To do: Your task is to repeat the lines below exactly, excluding any pictures they contain.

Supplied data:
— start —

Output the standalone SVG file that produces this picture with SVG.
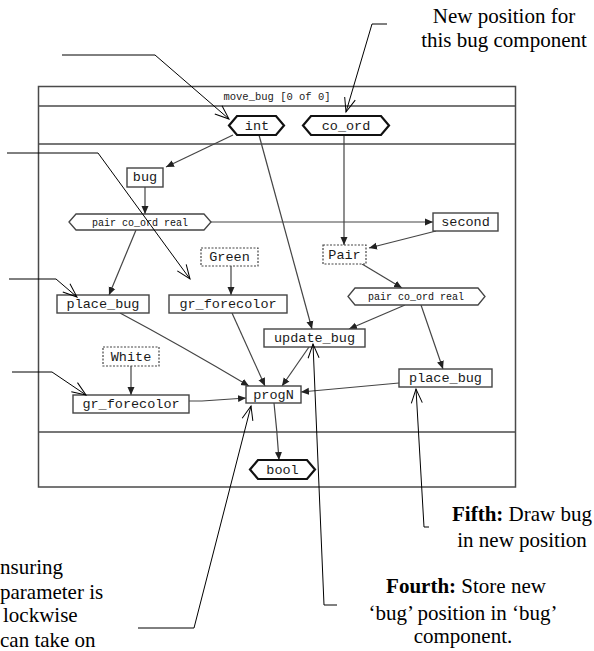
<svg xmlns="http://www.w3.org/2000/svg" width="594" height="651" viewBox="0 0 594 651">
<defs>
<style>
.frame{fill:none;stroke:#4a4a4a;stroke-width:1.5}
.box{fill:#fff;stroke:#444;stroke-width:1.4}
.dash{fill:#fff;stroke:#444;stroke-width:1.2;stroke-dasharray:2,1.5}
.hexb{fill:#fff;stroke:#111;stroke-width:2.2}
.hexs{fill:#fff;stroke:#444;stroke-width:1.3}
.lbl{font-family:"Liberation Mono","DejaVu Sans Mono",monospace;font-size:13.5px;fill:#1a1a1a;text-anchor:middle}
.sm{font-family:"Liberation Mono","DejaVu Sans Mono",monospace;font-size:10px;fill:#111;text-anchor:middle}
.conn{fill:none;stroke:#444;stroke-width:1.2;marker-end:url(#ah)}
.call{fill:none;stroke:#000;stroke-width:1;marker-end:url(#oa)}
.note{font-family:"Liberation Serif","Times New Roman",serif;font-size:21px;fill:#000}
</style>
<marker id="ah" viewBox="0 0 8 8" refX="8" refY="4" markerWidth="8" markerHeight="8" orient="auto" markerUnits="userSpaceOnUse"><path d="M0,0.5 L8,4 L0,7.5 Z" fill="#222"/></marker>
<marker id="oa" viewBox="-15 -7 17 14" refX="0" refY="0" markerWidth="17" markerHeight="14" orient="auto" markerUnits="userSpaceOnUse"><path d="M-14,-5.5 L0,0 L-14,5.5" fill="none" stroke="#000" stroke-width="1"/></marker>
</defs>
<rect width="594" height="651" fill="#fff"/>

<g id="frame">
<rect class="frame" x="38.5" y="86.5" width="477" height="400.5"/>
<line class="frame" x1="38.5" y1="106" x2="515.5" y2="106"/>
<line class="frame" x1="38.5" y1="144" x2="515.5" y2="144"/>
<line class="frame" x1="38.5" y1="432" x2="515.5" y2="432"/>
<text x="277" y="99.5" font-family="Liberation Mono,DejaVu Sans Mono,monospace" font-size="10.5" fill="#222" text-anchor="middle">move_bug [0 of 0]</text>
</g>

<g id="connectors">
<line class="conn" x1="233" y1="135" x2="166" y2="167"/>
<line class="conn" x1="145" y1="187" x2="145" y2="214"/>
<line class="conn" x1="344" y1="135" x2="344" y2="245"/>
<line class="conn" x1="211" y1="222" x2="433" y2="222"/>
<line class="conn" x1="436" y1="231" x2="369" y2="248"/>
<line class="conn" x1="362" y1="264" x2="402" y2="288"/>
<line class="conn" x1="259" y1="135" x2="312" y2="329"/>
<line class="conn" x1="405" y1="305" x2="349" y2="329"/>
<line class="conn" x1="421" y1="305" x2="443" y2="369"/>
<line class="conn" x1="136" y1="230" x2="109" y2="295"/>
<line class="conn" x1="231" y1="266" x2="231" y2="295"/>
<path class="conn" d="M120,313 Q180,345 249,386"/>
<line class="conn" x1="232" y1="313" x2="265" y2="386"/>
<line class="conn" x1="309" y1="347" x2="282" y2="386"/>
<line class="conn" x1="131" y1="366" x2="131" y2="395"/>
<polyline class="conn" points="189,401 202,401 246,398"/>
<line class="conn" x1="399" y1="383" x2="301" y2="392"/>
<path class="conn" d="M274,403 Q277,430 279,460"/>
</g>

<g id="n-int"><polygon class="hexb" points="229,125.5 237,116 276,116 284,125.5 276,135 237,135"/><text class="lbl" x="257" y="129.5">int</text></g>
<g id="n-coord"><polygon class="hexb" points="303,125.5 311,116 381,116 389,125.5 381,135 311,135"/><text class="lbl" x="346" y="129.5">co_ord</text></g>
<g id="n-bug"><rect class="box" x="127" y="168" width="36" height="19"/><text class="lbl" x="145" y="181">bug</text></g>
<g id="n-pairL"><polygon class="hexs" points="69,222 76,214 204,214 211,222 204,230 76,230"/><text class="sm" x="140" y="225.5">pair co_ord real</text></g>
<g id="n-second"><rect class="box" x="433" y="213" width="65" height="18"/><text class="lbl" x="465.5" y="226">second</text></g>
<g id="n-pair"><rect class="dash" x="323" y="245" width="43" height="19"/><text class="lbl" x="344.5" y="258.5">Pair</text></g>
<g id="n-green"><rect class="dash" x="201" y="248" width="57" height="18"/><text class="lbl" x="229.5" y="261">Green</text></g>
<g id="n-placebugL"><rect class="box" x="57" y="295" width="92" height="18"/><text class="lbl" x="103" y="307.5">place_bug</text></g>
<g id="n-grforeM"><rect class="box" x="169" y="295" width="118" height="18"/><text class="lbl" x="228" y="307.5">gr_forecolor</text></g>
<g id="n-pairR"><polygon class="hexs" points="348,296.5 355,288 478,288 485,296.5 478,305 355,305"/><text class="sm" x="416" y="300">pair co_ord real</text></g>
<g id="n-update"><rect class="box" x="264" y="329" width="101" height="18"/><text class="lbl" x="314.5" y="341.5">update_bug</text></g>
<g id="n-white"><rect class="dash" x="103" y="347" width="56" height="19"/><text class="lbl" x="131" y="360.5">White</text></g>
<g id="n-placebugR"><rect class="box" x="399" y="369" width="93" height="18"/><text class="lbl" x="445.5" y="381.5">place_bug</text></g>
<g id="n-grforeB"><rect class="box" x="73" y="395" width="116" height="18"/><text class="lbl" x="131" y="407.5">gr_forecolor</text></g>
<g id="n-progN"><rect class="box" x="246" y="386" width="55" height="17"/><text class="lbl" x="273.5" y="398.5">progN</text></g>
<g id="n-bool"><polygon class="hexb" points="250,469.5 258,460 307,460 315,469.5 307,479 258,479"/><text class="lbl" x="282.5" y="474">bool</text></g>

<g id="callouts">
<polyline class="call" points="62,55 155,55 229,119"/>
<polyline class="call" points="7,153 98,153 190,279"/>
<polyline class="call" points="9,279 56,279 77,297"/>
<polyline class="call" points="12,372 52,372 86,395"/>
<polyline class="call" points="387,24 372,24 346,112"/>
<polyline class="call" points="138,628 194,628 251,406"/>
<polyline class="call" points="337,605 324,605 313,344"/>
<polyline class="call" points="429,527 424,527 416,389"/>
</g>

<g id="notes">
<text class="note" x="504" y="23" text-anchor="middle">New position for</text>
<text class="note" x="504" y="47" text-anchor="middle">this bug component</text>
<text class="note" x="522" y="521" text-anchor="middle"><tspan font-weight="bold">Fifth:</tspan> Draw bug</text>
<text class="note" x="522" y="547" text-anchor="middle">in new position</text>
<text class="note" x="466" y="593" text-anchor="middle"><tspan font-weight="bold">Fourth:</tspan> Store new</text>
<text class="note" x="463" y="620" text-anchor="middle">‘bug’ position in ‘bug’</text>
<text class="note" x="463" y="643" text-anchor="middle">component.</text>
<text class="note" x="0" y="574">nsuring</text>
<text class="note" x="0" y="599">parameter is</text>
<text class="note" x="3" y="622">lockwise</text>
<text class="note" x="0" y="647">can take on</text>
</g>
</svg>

— end —

The answer:
Output the standalone SVG file that produces this picture with SVG.
<svg xmlns="http://www.w3.org/2000/svg" width="594" height="651" viewBox="0 0 594 651">
<defs>
<style>
.frame{fill:none;stroke:#4a4a4a;stroke-width:1.5}
.box{fill:#fff;stroke:#444;stroke-width:1.4}
.dash{fill:#fff;stroke:#444;stroke-width:1.2;stroke-dasharray:2,1.5}
.hexb{fill:#fff;stroke:#111;stroke-width:2.2}
.hexs{fill:#fff;stroke:#444;stroke-width:1.3}
.lbl{font-family:"Liberation Mono","DejaVu Sans Mono",monospace;font-size:13.5px;fill:#1a1a1a;text-anchor:middle}
.sm{font-family:"Liberation Mono","DejaVu Sans Mono",monospace;font-size:10px;fill:#111;text-anchor:middle}
.conn{fill:none;stroke:#444;stroke-width:1.2;marker-end:url(#ah)}
.call{fill:none;stroke:#000;stroke-width:1;marker-end:url(#oa)}
.note{font-family:"Liberation Serif","Times New Roman",serif;font-size:21px;fill:#000}
</style>
<marker id="ah" viewBox="0 0 8 8" refX="8" refY="4" markerWidth="8" markerHeight="8" orient="auto" markerUnits="userSpaceOnUse"><path d="M0,0.5 L8,4 L0,7.5 Z" fill="#222"/></marker>
<marker id="oa" viewBox="-15 -7 17 14" refX="0" refY="0" markerWidth="17" markerHeight="14" orient="auto" markerUnits="userSpaceOnUse"><path d="M-14,-5.5 L0,0 L-14,5.5" fill="none" stroke="#000" stroke-width="1"/></marker>
</defs>
<rect width="594" height="651" fill="#fff"/>

<g id="frame">
<rect class="frame" x="38.5" y="86.5" width="477" height="400.5"/>
<line class="frame" x1="38.5" y1="106" x2="515.5" y2="106"/>
<line class="frame" x1="38.5" y1="144" x2="515.5" y2="144"/>
<line class="frame" x1="38.5" y1="432" x2="515.5" y2="432"/>
<text x="277" y="99.5" font-family="Liberation Mono,DejaVu Sans Mono,monospace" font-size="10.5" fill="#222" text-anchor="middle">move_bug [0 of 0]</text>
</g>

<g id="connectors">
<line class="conn" x1="233" y1="135" x2="166" y2="167"/>
<line class="conn" x1="145" y1="187" x2="145" y2="214"/>
<line class="conn" x1="344" y1="135" x2="344" y2="245"/>
<line class="conn" x1="211" y1="222" x2="433" y2="222"/>
<line class="conn" x1="436" y1="231" x2="369" y2="248"/>
<line class="conn" x1="362" y1="264" x2="402" y2="288"/>
<line class="conn" x1="259" y1="135" x2="312" y2="329"/>
<line class="conn" x1="405" y1="305" x2="349" y2="329"/>
<line class="conn" x1="421" y1="305" x2="443" y2="369"/>
<line class="conn" x1="136" y1="230" x2="109" y2="295"/>
<line class="conn" x1="231" y1="266" x2="231" y2="295"/>
<path class="conn" d="M120,313 Q180,345 249,386"/>
<line class="conn" x1="232" y1="313" x2="265" y2="386"/>
<line class="conn" x1="309" y1="347" x2="282" y2="386"/>
<line class="conn" x1="131" y1="366" x2="131" y2="395"/>
<polyline class="conn" points="189,401 202,401 246,398"/>
<line class="conn" x1="399" y1="383" x2="301" y2="392"/>
<path class="conn" d="M274,403 Q277,430 279,460"/>
</g>

<g id="n-int"><polygon class="hexb" points="229,125.5 237,116 276,116 284,125.5 276,135 237,135"/><text class="lbl" x="257" y="129.5">int</text></g>
<g id="n-coord"><polygon class="hexb" points="303,125.5 311,116 381,116 389,125.5 381,135 311,135"/><text class="lbl" x="346" y="129.5">co_ord</text></g>
<g id="n-bug"><rect class="box" x="127" y="168" width="36" height="19"/><text class="lbl" x="145" y="181">bug</text></g>
<g id="n-pairL"><polygon class="hexs" points="69,222 76,214 204,214 211,222 204,230 76,230"/><text class="sm" x="140" y="225.5">pair co_ord real</text></g>
<g id="n-second"><rect class="box" x="433" y="213" width="65" height="18"/><text class="lbl" x="465.5" y="226">second</text></g>
<g id="n-pair"><rect class="dash" x="323" y="245" width="43" height="19"/><text class="lbl" x="344.5" y="258.5">Pair</text></g>
<g id="n-green"><rect class="dash" x="201" y="248" width="57" height="18"/><text class="lbl" x="229.5" y="261">Green</text></g>
<g id="n-placebugL"><rect class="box" x="57" y="295" width="92" height="18"/><text class="lbl" x="103" y="307.5">place_bug</text></g>
<g id="n-grforeM"><rect class="box" x="169" y="295" width="118" height="18"/><text class="lbl" x="228" y="307.5">gr_forecolor</text></g>
<g id="n-pairR"><polygon class="hexs" points="348,296.5 355,288 478,288 485,296.5 478,305 355,305"/><text class="sm" x="416" y="300">pair co_ord real</text></g>
<g id="n-update"><rect class="box" x="264" y="329" width="101" height="18"/><text class="lbl" x="314.5" y="341.5">update_bug</text></g>
<g id="n-white"><rect class="dash" x="103" y="347" width="56" height="19"/><text class="lbl" x="131" y="360.5">White</text></g>
<g id="n-placebugR"><rect class="box" x="399" y="369" width="93" height="18"/><text class="lbl" x="445.5" y="381.5">place_bug</text></g>
<g id="n-grforeB"><rect class="box" x="73" y="395" width="116" height="18"/><text class="lbl" x="131" y="407.5">gr_forecolor</text></g>
<g id="n-progN"><rect class="box" x="246" y="386" width="55" height="17"/><text class="lbl" x="273.5" y="398.5">progN</text></g>
<g id="n-bool"><polygon class="hexb" points="250,469.5 258,460 307,460 315,469.5 307,479 258,479"/><text class="lbl" x="282.5" y="474">bool</text></g>

<g id="callouts">
<polyline class="call" points="62,55 155,55 229,119"/>
<polyline class="call" points="7,153 98,153 190,279"/>
<polyline class="call" points="9,279 56,279 77,297"/>
<polyline class="call" points="12,372 52,372 86,395"/>
<polyline class="call" points="387,24 372,24 346,112"/>
<polyline class="call" points="138,628 194,628 251,406"/>
<polyline class="call" points="337,605 324,605 313,344"/>
<polyline class="call" points="429,527 424,527 416,389"/>
</g>

<g id="notes">
<text class="note" x="504" y="23" text-anchor="middle">New position for</text>
<text class="note" x="504" y="47" text-anchor="middle">this bug component</text>
<text class="note" x="522" y="521" text-anchor="middle"><tspan font-weight="bold">Fifth:</tspan> Draw bug</text>
<text class="note" x="522" y="547" text-anchor="middle">in new position</text>
<text class="note" x="466" y="593" text-anchor="middle"><tspan font-weight="bold">Fourth:</tspan> Store new</text>
<text class="note" x="463" y="620" text-anchor="middle">‘bug’ position in ‘bug’</text>
<text class="note" x="463" y="643" text-anchor="middle">component.</text>
<text class="note" x="0" y="574">nsuring</text>
<text class="note" x="0" y="599">parameter is</text>
<text class="note" x="3" y="622">lockwise</text>
<text class="note" x="0" y="647">can take on</text>
</g>
</svg>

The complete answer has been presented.